Alternative Dispute Resolution

In mediation, we strive to foster a safe forum

Jeffrey Krivis
Mariam Zadeh
2017 August

Welcome to Las Vegas, the gambling capital of the world. Litigation has a lot in common with gambling. There’s a sense of excitement and uncertainty. Big risk takers reap big rewards but also fall into hard times. This special ADR issue has taken these themes and woven them into a kaleidoscope of articles that touch upon a range of processes that help generate results for clients.

The articles vary from managing wage and hour class action to personal injury disputes, with some important advice on handling tax and insurance issues in employment disputes along the way. We have perspectives from inside the “room where it happens” (defense decision makers) to the controversial litigation-funding mechanisms, managing bias in mediation and many more.

Against this backdrop, we continue to be idealists in the way dispute resolution is applied. We encourage you to consider dispute resolution in its broader sense, truest form, and its application not only in the context of our professional lives as advocates, but its application in our daily lives, which we believe is more critical now than it has ever been in recent history.

Consider this quote from a decision written by CA Supreme Court Justice Tobriner in 1963:

We must note... the integrated and specialized society of today, structured upon mutual dependency…. From the observance of simple standards of due care in the driving of a car to the performance of the high standards of hospital practice, the individual citizen must be completely dependent upon the responsibility of others. The fabric of this pattern is so closely woven that the snarling of a single thread affects the whole.

(Tunkl v.

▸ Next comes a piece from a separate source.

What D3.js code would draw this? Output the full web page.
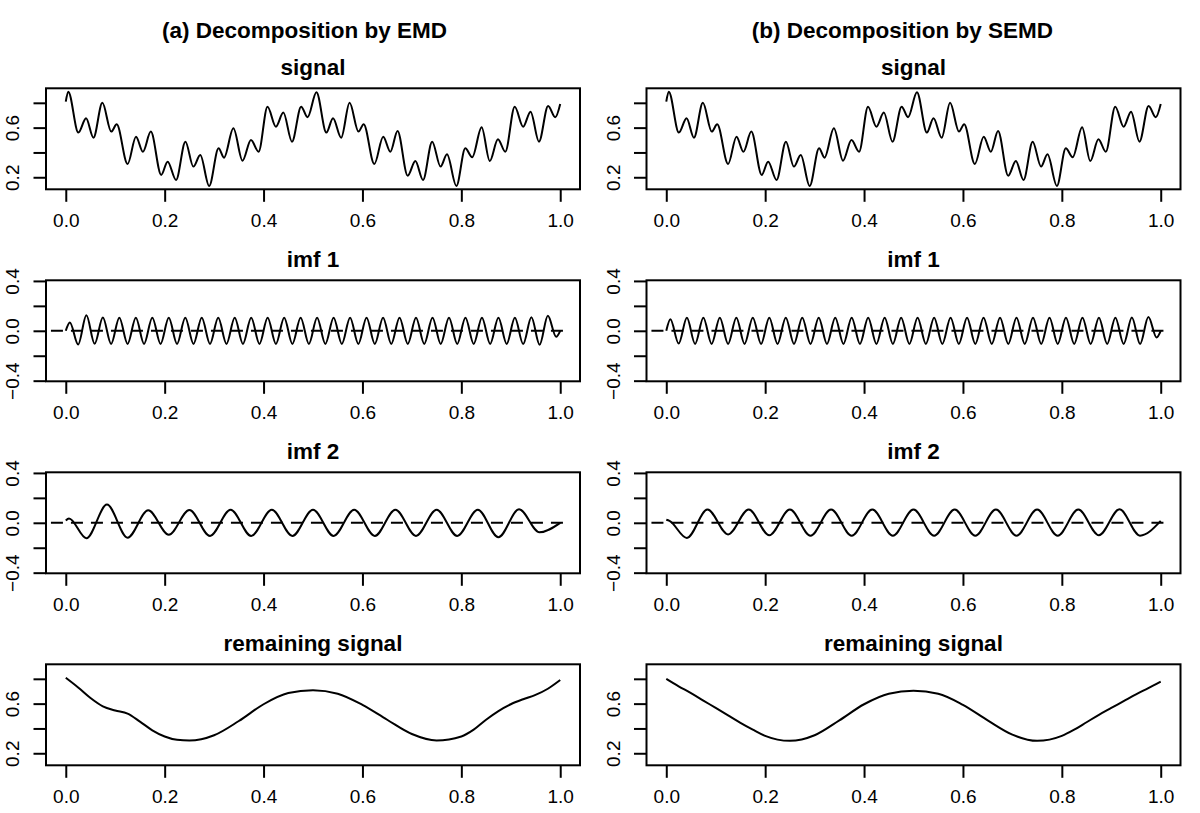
<!DOCTYPE html>
<html><head><meta charset="utf-8">
<script src="https://cdn.jsdelivr.net/npm/d3@7"></script>
<style>
body{margin:0;background:#fff}
svg{display:block}
text{font-family:"Liberation Sans",Arial,Helvetica,sans-serif;fill:#000}
</style>
</head><body><svg id="chart" width="1200" height="813"></svg>
<script>
// ---------------- data ----------------
const columnTitles = ["(a) Decomposition by EMD", "(b) Decomposition by SEMD"];
const panelTitles = ["signal", "imf 1", "imf 2", "remaining signal"];
const xTicks = [0, 0.2, 0.4, 0.6, 0.8, 1.0];
const xTickLabels = ["0.0", "0.2", "0.4", "0.6", "0.8", "1.0"];
const levelTicks = [0.2, 0.4, 0.6, 0.8];
const levelTickLabels = ["0.2", "", "0.6", ""];
const imfTicks = [-0.4, -0.2, 0, 0.2, 0.4];
const imfTickLabels = ["\u22120.4", "", "0.0", "", "0.4"];
const zeroLineSpan = [-0.03, 1.02];

// signal: local extrema (same signal in both columns)
const signalX = [0, 0.005, 0.0255, 0.041, 0.056, 0.074, 0.092, 0.103, 0.125, 0.142, 0.156, 0.172, 0.193, 0.206, 0.223, 0.242, 0.258, 0.272, 0.29, 0.309, 0.32, 0.339, 0.3575, 0.3745, 0.39, 0.408, 0.425, 0.44, 0.4575, 0.476, 0.489, 0.507, 0.527, 0.5405, 0.557, 0.574, 0.592, 0.6025, 0.624, 0.642, 0.6565, 0.671, 0.6915, 0.707, 0.7225, 0.741, 0.758, 0.771, 0.79, 0.808, 0.822, 0.841, 0.8575, 0.874, 0.889, 0.908, 0.925, 0.94, 0.957, 0.9755, 0.99, 1.0];
const signalY = [0.81, 0.89, 0.56, 0.676, 0.519, 0.80, 0.568, 0.627, 0.307, 0.527, 0.406, 0.568, 0.219, 0.326, 0.178, 0.487, 0.286, 0.38, 0.13, 0.434, 0.358, 0.595, 0.334, 0.50, 0.406, 0.769, 0.608, 0.721, 0.487, 0.769, 0.684, 0.885, 0.56, 0.676, 0.519, 0.80, 0.568, 0.627, 0.307, 0.527, 0.406, 0.573, 0.213, 0.331, 0.178, 0.487, 0.286, 0.385, 0.13, 0.434, 0.361, 0.603, 0.331, 0.506, 0.406, 0.769, 0.608, 0.729, 0.487, 0.775, 0.684, 0.791];

// imf 1: local extrema
const imf1X = [0, 0.0083, 0.025, 0.0417, 0.0583, 0.075, 0.0917, 0.1083, 0.125, 0.1417, 0.1583, 0.175, 0.1917, 0.2083, 0.225, 0.2417, 0.2583, 0.275, 0.2917, 0.3083, 0.325, 0.3417, 0.3583, 0.375, 0.3917, 0.4083, 0.425, 0.4417, 0.4583, 0.475, 0.4917, 0.5083, 0.525, 0.5417, 0.5583, 0.575, 0.5917, 0.6083, 0.625, 0.6417, 0.6583, 0.675, 0.6917, 0.7083, 0.725, 0.7417, 0.7583, 0.775, 0.7917, 0.8083, 0.825, 0.8417, 0.8583, 0.875, 0.8917, 0.9083, 0.925, 0.9417, 0.9583, 0.975, 0.9917, 1.0];
const imf1EMD = [0, 0.066, -0.11, 0.124, -0.104, 0.106, -0.105, 0.105, -0.105, 0.105, -0.105, 0.105, -0.105, 0.105, -0.105, 0.105, -0.105, 0.105, -0.105, 0.105, -0.105, 0.105, -0.105, 0.105, -0.105, 0.105, -0.105, 0.105, -0.105, 0.105, -0.105, 0.105, -0.105, 0.105, -0.105, 0.105, -0.105, 0.105, -0.105, 0.105, -0.105, 0.105, -0.105, 0.105, -0.105, 0.105, -0.105, 0.105, -0.105, 0.105, -0.105, 0.105, -0.105, 0.105, -0.105, 0.105, -0.106, 0.108, -0.112, 0.12, -0.048, 0];
const imf1SEMD = [0, 0.093, -0.102, 0.104, -0.105, 0.105, -0.105, 0.105, -0.105, 0.105, -0.105, 0.105, -0.105, 0.105, -0.105, 0.105, -0.105, 0.105, -0.105, 0.105, -0.105, 0.105, -0.105, 0.105, -0.105, 0.105, -0.105, 0.105, -0.105, 0.105, -0.105, 0.105, -0.105, 0.105, -0.105, 0.105, -0.105, 0.105, -0.105, 0.105, -0.105, 0.105, -0.105, 0.105, -0.105, 0.105, -0.105, 0.105, -0.105, 0.105, -0.105, 0.105, -0.105, 0.105, -0.105, 0.105, -0.105, 0.106, -0.106, 0.111, -0.053, 0];

// imf 2: local extrema
const imf2X = [0, 0.0065, 0.0417, 0.0833, 0.125, 0.1667, 0.2083, 0.25, 0.2917, 0.3333, 0.375, 0.4167, 0.4583, 0.5, 0.5417, 0.5833, 0.625, 0.6667, 0.7083, 0.75, 0.7917, 0.8333, 0.875, 0.9167, 0.958, 1.0];
const imf2EMD = [0.018, 0.035, -0.124, 0.146, -0.119, 0.10, -0.096, 0.103, -0.105, 0.105, -0.105, 0.105, -0.105, 0.105, -0.105, 0.105, -0.105, 0.105, -0.105, 0.105, -0.105, 0.105, -0.116, 0.108, -0.076, 0.0];
const imf2SEMD = [0.024, 0.015, -0.122, 0.106, -0.093, 0.106, -0.1, 0.106, -0.103, 0.106, -0.103, 0.106, -0.103, 0.106, -0.103, 0.106, -0.103, 0.106, -0.103, 0.106, -0.103, 0.106, -0.1, 0.108, -0.103, 0.015];

// remaining signal
const remainX = [0, 0.025, 0.05, 0.075, 0.1, 0.125, 0.15, 0.175, 0.2, 0.225, 0.25, 0.3, 0.35, 0.4, 0.45, 0.5, 0.55, 0.6, 0.65, 0.7, 0.75, 0.8, 0.825, 0.85, 0.875, 0.9, 0.925, 0.95, 0.975, 1.0];
const remainEMD = [0.808, 0.73, 0.645, 0.578, 0.545, 0.52, 0.455, 0.385, 0.335, 0.308, 0.302, 0.345, 0.46, 0.595, 0.685, 0.708, 0.68, 0.59, 0.47, 0.355, 0.303, 0.335, 0.39, 0.47, 0.54, 0.595, 0.635, 0.67, 0.72, 0.79];
const remainSEMD = [0.80, 0.74, 0.685, 0.625, 0.565, 0.505, 0.445, 0.39, 0.34, 0.31, 0.30, 0.345, 0.465, 0.595, 0.68, 0.703, 0.68, 0.59, 0.465, 0.35, 0.30, 0.34, 0.39, 0.45, 0.51, 0.565, 0.62, 0.675, 0.725, 0.778];

// ---------------- layout ----------------
const svg = d3.select("#chart");
const cols = [{x0: 46, x1: 580, cx: 304.5}, {x0: 646.5, x1: 1180.5, cx: 902.5}];
const rowTops = [88.3, 280.3, 472.3, 664.3];
const boxH = 101;
const levelDomain = [0.103, 0.917];
const imfDomain = [-0.405, 0.405];
const xDomain = [-0.04, 1.04];

const columns = [
  [
    {xs: signalX, ys: signalY, kind: "level"},
    {xs: imf1X, ys: imf1EMD, kind: "imf"},
    {xs: imf2X, ys: imf2EMD, kind: "imf"},
    {xs: remainX, ys: remainEMD, kind: "level"}
  ],
  [
    {xs: signalX, ys: signalY, kind: "level"},
    {xs: imf1X, ys: imf1SEMD, kind: "imf"},
    {xs: imf2X, ys: imf2SEMD, kind: "imf"},
    {xs: remainX, ys: remainSEMD, kind: "level"}
  ]
];

const TICK = 12.5, LW = 2;
const FONT = '"Liberation Sans",Arial,Helvetica,sans-serif';

columns.forEach((panels, ci) => {
  const col = cols[ci];
  svg.append("text")
    .attr("x", col.cx).attr("y", 38)
    .attr("text-anchor", "middle")
    .style("font-size", "22.5px").style("font-weight", "bold")
    .text(columnTitles[ci]);

  panels.forEach((p, ri) => {
    const top = rowTops[ri];
    const x = d3.scaleLinear().domain(xDomain).range([col.x0, col.x1]);
    const y = d3.scaleLinear().domain(p.kind === "level" ? levelDomain : imfDomain).range([top + boxH, top]);
    const g = svg.append("g");

    g.append("text")
      .attr("x", (col.x0 + col.x1) / 2).attr("y", top - 13.3)
      .attr("text-anchor", "middle")
      .style("font-size", "22.5px").style("font-weight", "bold")
      .text(panelTitles[ri]);

    if (p.kind === "imf") {
      g.append("line")
        .attr("x1", x(zeroLineSpan[0])).attr("x2", x(zeroLineSpan[1]))
        .attr("y1", y(0)).attr("y2", y(0))
        .attr("stroke", "#000").attr("stroke-width", LW)
        .attr("stroke-dasharray", "12,8");
    }

    const pts = p.xs.map((v, i) => [v, p.ys[i]]);
    g.append("path")
      .datum(pts)
      .attr("fill", "none").attr("stroke", "#000").attr("stroke-width", LW)
      .attr("stroke-linejoin", "round")
      .attr("d", d3.line().x(d => x(d[0])).y(d => y(d[1])).curve(d3.curveMonotoneX));

    g.append("rect")
      .attr("x", col.x0).attr("y", top)
      .attr("width", col.x1 - col.x0).attr("height", boxH)
      .attr("fill", "none").attr("stroke", "#000").attr("stroke-width", LW);

    const xa = g.append("g").attr("transform", `translate(0,${top + boxH})`)
      .call(d3.axisBottom(x).tickValues(xTicks).tickFormat((d, i) => xTickLabels[i])
        .tickSize(TICK).tickSizeOuter(0).tickPadding(12));
    xa.select(".domain").remove();
    xa.selectAll("line").attr("stroke", "#000").attr("stroke-width", LW);
    xa.selectAll("text").style("font-size", "19px").attr("fill", "#000").style("font-family", FONT);

    const yt = p.kind === "level" ? levelTicks : imfTicks;
    const yl = p.kind === "level" ? levelTickLabels : imfTickLabels;
    const ya = g.append("g").attr("transform", `translate(${col.x0},0)`)
      .call(d3.axisLeft(y).tickValues(yt).tickFormat((d, i) => yl[i])
        .tickSize(TICK).tickSizeOuter(0));
    ya.select(".domain").remove();
    ya.selectAll("line").attr("stroke", "#000").attr("stroke-width", LW);
    ya.selectAll("text")
      .attr("x", 0).attr("y", -27).attr("dy", null)
      .attr("transform", "rotate(-90)")
      .attr("text-anchor", "middle").attr("fill", "#000")
      .style("font-size", "19px").style("font-family", FONT);
  });
});
</script>
</body></html>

Regents of University of Cal. (1963) 60 Cal.2d 92, 104.)

News and data tailored to polarize

We are living in a time where the sociopolitical climate has fostered a state of everyday conflict, unease, distrust, and heightened daily anxiety. “Breaking News” is everywhere 24/7, with dissemination of data in a manner tailored to polarize individuals. Rather than presenting facts for the public’s consideration, we are instead drowned in a tsunami of antagonizing positional arguments that discourages discourse, deepens dissonance, distrust and divisiveness.

The “I’m right, you’re wrong; If you’re not with me, you’re against me.”

This stance does nothing more than function as a catalyst to conflict: internal, interpersonal, collegial, familial, and even global.

In mediation we strive to foster a safe forum for open professional discourse, zealous respectful debate, transparent factual exchange and persuasive legal argument; parties may see matters differently, but can remain open to understanding (not necessarily agreeing with) the other’s position or stance on an issue, large or small. It behooves us to expand this view of dispute resolution to our everyday lives, where we can have the greatest impact.

Let us reflect deeply on the profundity of Justice Tobriner’s choice of words, “the individual citizen must be completely dependent upon the responsibility of others.” We are a collective, a people, first and foremost before we are advocates, and that is where each and every one of us, can turn to the higher purpose of dispute resolution, and consider with every thought, every action, every inaction... am I advancing the cause of peace, humanity, interconnection, and the collective good, which is really at the heart of dispute resolution and this issue.

We stand together, united

In the last six months alone, we have proudly witnessed our colleagues who have risen above the micro-chatter, fear-mongering, and repeated blows to the cohesiveness of the public collective, to stand together as advocates for the individual, and their civil liberties. They have made their voices heard, whether plaintiff or defense: “We stand together, united” and will work tirelessly to resolve any infliction on the threads of the societal fabric that binds us as human beings and our mutual dependency, ensuring the integrity of our profession and carrying out the words Justice Tobriner spoke of so astutely in 1963.

Jeffrey Krivis Jeffrey Krivis

Jeffrey Krivis began his mediation practice in 1989, when lawyer-mediators in Southern California were rare, and litigators had to look outside the state for experienced practitioners. Now, years later and having resolved thousands of disputes — including wage and hour and consumer class actions, entertainment, mass tort, employment, business, complex insurance, product liability and wrongful death matters — Krivis is recognized not only as a pioneer in the field, but also as one of the most respected neutrals in the state.

Mariam Zadeh Mariam Zadeh

Mariam Zadeh, admitted in NY, NJ, and CA, has resolved thousands of disputes nationally including complex insurance, labor and employment, catastrophic injury and class-action matters. She obtained her LL.M. from the Straus Institute at Pepperdine University and is a Distinguished Fellow of the International Academy of Mediators, a global organization committed to integrity and competence in mediation.